The arc corresponding to ∠ADC is $\stackrel{\huge\frown}{ABC}$. The central angle is twice the inscribed angle, so the central angle is 220°.

∠AOB is 180°. Therefore, $∠a$ is 40°.

- 220° – 180° = 40°

**(b)**

For complex problems, with the exception of a few geniuses, the answer cannot be given immediately. So, actively draw lines and write angles on the figure. That way, you will eventually be able to get the answer.

If you draw a line from the center O, the length will always be the same. In other words, you can make an isosceles triangle. Since the base angles are the same in an isosceles triangle, we can find out the angles as follows.

Since it is an isosceles triangle, ∠BCO is 15°. Therefore, we know that ∠BOC is 150°. On the other hand, the arc for $∠b$ is $\stackrel{\huge\frown}{ABC}$. The central angle corresponding to $∠b$ is as follows.

- 70° + 150° = 220°

Since the central angle is 220°, $∠b$ is 110°.

To get this answer, we need to randomly draw lines and angles on the figure as mentioned above. From these, find the angle you need to get the answer and do the calculation.

## Using the Property of Inscribed Angle to Calculate Unknown Angles

There are two theorems of inscribed angle to remember. The first is that half of the central angle is the inscribed angle. The other is that if the arc lengths are the same, the inscribed angles will always be the same.

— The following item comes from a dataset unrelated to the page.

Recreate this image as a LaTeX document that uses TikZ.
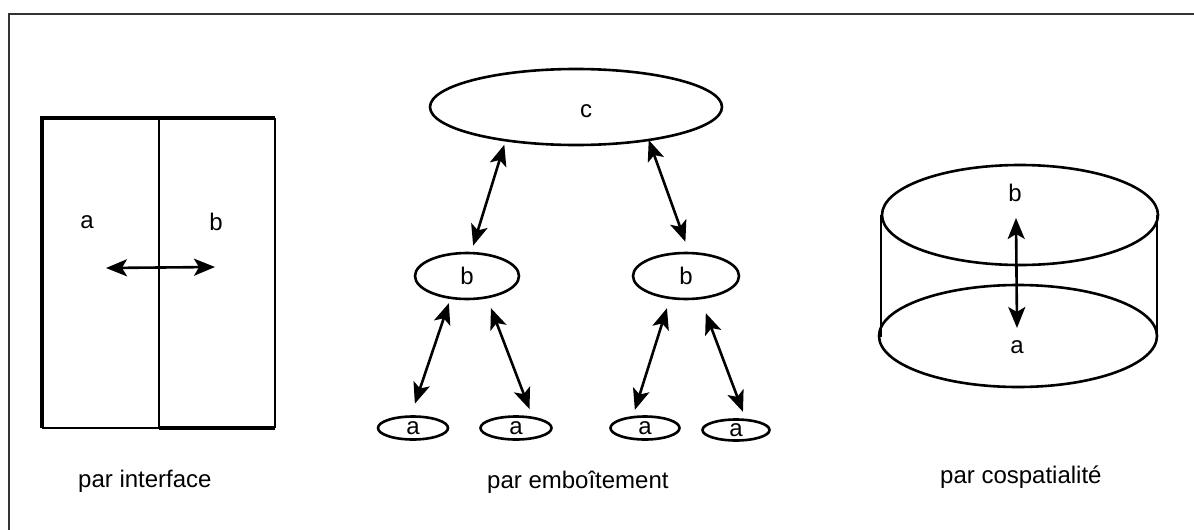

However, although there are only two theorems for inscribed angle, there are several things that we need to understand if we include advanced problems. If the arc is a semicircle or longer than a semicircle, it is important to understand in advance what the inscribed angle will be.

Also, for a quadrilateral inscribed in a circle, the opposite angles always add up to 180°. Other than that, the arc length is proportional to the size of the inscribed angle.

Let’s use these facts to solve inscribed angle problems. Since inscribed angle problems can be complicated, it is best to find the answer by randomly writing down the angles you find.